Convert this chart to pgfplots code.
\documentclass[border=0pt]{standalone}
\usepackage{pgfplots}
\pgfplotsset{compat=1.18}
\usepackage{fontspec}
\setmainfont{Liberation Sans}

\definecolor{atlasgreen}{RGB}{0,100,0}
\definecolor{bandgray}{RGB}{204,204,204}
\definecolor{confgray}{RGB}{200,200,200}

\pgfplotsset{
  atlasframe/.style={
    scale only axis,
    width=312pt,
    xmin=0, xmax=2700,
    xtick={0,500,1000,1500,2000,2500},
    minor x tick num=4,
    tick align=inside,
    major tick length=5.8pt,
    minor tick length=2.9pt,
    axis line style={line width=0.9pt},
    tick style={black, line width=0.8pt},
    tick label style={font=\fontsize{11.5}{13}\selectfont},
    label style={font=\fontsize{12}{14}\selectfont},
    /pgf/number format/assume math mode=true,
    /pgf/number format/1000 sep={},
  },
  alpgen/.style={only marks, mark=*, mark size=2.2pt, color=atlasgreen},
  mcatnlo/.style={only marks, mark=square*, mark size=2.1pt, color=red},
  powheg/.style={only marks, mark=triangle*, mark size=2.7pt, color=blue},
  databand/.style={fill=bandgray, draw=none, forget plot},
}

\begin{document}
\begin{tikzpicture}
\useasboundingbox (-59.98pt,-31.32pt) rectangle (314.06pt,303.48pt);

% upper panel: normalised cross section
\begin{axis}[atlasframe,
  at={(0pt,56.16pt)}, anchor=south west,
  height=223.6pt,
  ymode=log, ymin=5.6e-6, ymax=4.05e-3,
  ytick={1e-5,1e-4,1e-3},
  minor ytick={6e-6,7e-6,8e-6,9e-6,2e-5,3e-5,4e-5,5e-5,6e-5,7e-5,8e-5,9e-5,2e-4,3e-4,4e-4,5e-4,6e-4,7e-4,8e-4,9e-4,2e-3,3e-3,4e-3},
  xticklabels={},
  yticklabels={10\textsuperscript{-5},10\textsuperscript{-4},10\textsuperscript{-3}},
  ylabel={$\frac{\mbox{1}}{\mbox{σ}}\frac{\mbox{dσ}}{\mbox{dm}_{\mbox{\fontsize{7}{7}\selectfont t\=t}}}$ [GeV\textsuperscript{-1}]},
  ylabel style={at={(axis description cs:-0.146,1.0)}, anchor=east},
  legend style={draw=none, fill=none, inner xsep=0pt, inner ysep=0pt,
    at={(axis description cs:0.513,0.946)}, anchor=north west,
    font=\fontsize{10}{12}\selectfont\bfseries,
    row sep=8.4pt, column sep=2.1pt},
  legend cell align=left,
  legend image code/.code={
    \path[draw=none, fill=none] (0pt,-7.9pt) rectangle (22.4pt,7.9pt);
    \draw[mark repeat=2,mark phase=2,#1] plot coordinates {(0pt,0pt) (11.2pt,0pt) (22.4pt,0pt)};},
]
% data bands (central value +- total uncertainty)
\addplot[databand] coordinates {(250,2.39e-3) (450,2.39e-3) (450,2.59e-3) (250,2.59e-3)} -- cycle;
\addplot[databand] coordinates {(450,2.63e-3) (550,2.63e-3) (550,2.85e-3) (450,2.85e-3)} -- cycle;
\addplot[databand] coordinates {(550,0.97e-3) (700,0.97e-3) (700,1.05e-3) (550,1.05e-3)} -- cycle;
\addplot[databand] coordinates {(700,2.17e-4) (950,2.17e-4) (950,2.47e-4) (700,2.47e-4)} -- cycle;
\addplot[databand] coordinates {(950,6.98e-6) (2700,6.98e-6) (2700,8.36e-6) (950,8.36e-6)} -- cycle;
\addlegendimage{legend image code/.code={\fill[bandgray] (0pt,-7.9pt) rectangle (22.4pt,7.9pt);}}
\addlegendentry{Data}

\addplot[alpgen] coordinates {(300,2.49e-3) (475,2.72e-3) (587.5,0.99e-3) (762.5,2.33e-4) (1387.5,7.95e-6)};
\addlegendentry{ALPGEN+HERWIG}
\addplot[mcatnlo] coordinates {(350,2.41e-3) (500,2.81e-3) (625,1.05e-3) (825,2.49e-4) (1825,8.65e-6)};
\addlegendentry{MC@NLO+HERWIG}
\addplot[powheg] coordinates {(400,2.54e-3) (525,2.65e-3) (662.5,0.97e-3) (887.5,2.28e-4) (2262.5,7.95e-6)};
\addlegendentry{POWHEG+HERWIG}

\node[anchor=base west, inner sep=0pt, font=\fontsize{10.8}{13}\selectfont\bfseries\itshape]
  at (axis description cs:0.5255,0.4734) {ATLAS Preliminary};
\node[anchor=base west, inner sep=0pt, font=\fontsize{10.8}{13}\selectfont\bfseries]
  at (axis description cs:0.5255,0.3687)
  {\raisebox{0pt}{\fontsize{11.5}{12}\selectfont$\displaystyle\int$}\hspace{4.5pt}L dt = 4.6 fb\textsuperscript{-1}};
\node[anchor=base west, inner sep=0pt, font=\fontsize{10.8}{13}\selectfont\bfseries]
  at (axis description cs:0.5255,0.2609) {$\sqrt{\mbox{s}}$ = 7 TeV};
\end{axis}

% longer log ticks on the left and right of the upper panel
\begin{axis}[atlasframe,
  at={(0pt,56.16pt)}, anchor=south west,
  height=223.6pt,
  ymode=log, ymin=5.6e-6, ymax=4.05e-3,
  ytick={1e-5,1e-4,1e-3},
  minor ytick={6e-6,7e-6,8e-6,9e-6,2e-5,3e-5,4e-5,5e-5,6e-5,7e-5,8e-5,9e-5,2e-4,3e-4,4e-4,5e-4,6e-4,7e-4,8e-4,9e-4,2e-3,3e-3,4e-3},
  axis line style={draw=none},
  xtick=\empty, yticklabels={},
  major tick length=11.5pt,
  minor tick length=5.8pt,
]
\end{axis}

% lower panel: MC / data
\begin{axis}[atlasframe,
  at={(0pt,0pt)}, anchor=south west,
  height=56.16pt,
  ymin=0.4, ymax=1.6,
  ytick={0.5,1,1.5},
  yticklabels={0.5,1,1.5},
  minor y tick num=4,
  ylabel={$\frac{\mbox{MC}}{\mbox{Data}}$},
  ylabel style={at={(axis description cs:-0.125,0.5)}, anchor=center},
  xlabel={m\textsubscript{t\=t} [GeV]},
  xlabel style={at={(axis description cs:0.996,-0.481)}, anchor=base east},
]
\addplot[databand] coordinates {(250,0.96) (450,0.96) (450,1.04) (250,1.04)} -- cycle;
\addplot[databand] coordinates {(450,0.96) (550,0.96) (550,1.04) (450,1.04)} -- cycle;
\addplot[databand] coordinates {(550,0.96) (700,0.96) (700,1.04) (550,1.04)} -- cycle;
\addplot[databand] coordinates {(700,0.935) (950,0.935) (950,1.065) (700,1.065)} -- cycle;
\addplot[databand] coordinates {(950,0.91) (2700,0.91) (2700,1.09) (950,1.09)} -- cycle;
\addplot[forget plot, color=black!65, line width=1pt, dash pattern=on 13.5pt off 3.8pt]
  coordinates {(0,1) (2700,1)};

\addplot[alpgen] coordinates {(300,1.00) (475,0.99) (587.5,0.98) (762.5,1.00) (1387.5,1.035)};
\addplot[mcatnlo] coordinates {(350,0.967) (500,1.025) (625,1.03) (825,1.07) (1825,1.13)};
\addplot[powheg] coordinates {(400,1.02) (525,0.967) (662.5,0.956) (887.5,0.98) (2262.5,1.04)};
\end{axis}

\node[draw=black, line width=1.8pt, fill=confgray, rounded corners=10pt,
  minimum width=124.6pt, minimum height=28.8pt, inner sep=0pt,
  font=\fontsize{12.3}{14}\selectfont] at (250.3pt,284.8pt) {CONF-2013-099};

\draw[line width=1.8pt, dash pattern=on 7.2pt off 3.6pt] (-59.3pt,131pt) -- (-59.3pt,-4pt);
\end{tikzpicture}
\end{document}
● ● ● ●
▶ _WRITTEN TASK_: Find the lines of the material that hold the word "code" and report their count alone.

▶ _RESPONSE TO THE EXERCISE_: 3